%%
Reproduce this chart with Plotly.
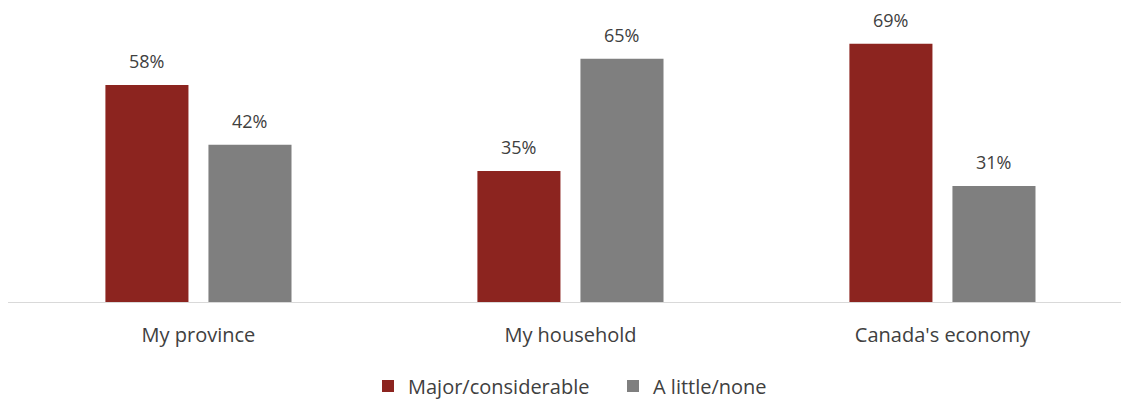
import plotly.graph_objects as go

categories = ["My province", "My household", "Canada's economy"]
major = [58, 35, 69]
little = [42, 65, 31]
series_names = ["Major/considerable", "A little/none"]
colors = ["#8C241F", "#7F7F7F"]

FONT = "Open Sans"
TXT = "#404040"
BARGAP = 0.446
GROUPGAP = 0.194
fig = go.Figure()
for name, vals, col in zip(series_names, [major, little], colors):
    fig.add_trace(go.Bar(x=categories, y=vals, name=name, marker_color=col,
                         marker_line_width=0, hoverinfo="skip"))

# value labels centered over each bar
slot = (1 - BARGAP) / 2
for i, vals in enumerate([major, little]):
    dx = -slot / 2 if i == 0 else slot / 2
    for j, v in enumerate(vals):
        fig.add_annotation(x=j + dx, y=v, text=f"{v}%",
                           showarrow=False, yanchor="bottom", yshift=10,
                           font=dict(family=FONT, size=18, color=TXT))

fig.update_layout(
    width=1121, height=400,
    margin=dict(l=8, r=0, t=0, b=98, autoexpand=False),
    plot_bgcolor="white", paper_bgcolor="white",
    barmode="group", bargap=BARGAP, bargroupgap=GROUPGAP,
    font=dict(family=FONT, size=20, color=TXT),
    showlegend=True,
    legend=dict(orientation="h", x=(368 - 8) / 1113, xref="paper", xanchor="left",
                y=0.035, yref="container", yanchor="middle",
                font=dict(family=FONT, size=20, color=TXT), itemwidth=30,
                entrywidth=200, entrywidthmode="pixels",
                traceorder="normal"),
    xaxis=dict(range=[-0.512, 2.48], showline=True, linecolor="#D9D9D9", linewidth=1,
               ticks="", showgrid=False, ticklabelstandoff=15, automargin=False,
               tickfont=dict(family=FONT, size=20, color=TXT)),
    yaxis=dict(range=[0, 80.7], visible=False, showgrid=False, automargin=False),
)
fig.write_html("out.html")
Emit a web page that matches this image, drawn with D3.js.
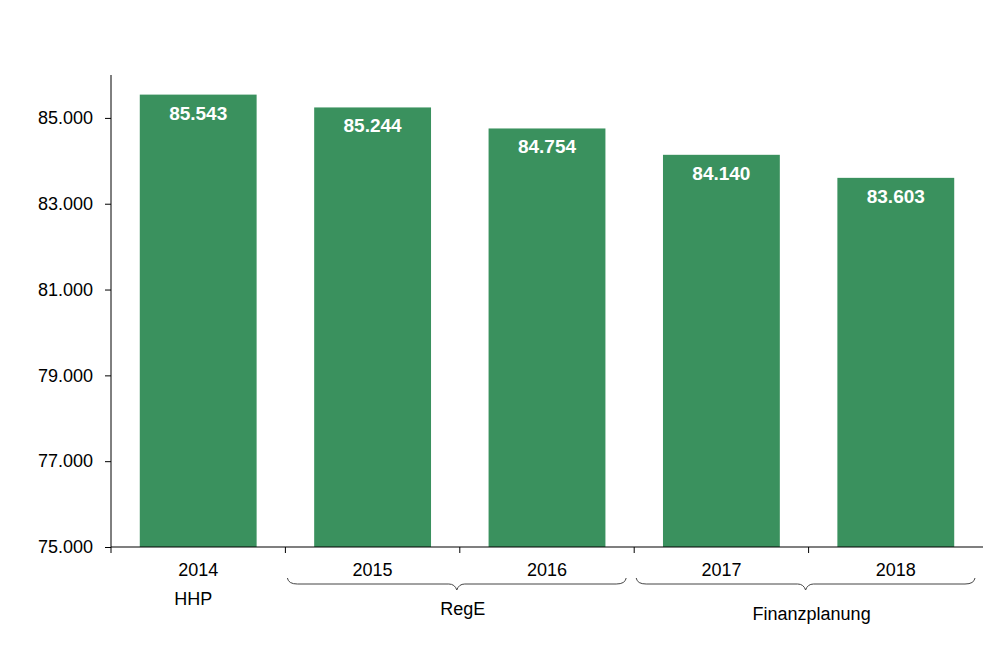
%%
**Goal**. Quote the data above in full and without alteration; skip the pictures.

**Answer to the task**.
Reproduce this chart with Plotly.
import plotly.graph_objects as go

categories = ["My province", "My household", "Canada's economy"]
major = [58, 35, 69]
little = [42, 65, 31]
series_names = ["Major/considerable", "A little/none"]
colors = ["#8C241F", "#7F7F7F"]

FONT = "Open Sans"
TXT = "#404040"
BARGAP = 0.446
GROUPGAP = 0.194
fig = go.Figure()
for name, vals, col in zip(series_names, [major, little], colors):
    fig.add_trace(go.Bar(x=categories, y=vals, name=name, marker_color=col,
                         marker_line_width=0, hoverinfo="skip"))

# value labels centered over each bar
slot = (1 - BARGAP) / 2
for i, vals in enumerate([major, little]):
    dx = -slot / 2 if i == 0 else slot / 2
    for j, v in enumerate(vals):
        fig.add_annotation(x=j + dx, y=v, text=f"{v}%",
                           showarrow=False, yanchor="bottom", yshift=10,
                           font=dict(family=FONT, size=18, color=TXT))

fig.update_layout(
    width=1121, height=400,
    margin=dict(l=8, r=0, t=0, b=98, autoexpand=False),
    plot_bgcolor="white", paper_bgcolor="white",
    barmode="group", bargap=BARGAP, bargroupgap=GROUPGAP,
    font=dict(family=FONT, size=20, color=TXT),
    showlegend=True,
    legend=dict(orientation="h", x=(368 - 8) / 1113, xref="paper", xanchor="left",
                y=0.035, yref="container", yanchor="middle",
                font=dict(family=FONT, size=20, color=TXT), itemwidth=30,
                entrywidth=200, entrywidthmode="pixels",
                traceorder="normal"),
    xaxis=dict(range=[-0.512, 2.48], showline=True, linecolor="#D9D9D9", linewidth=1,
               ticks="", showgrid=False, ticklabelstandoff=15, automargin=False,
               tickfont=dict(family=FONT, size=20, color=TXT)),
    yaxis=dict(range=[0, 80.7], visible=False, showgrid=False, automargin=False),
)
fig.write_html("out.html")
Emit a web page that matches this image, drawn with D3.js.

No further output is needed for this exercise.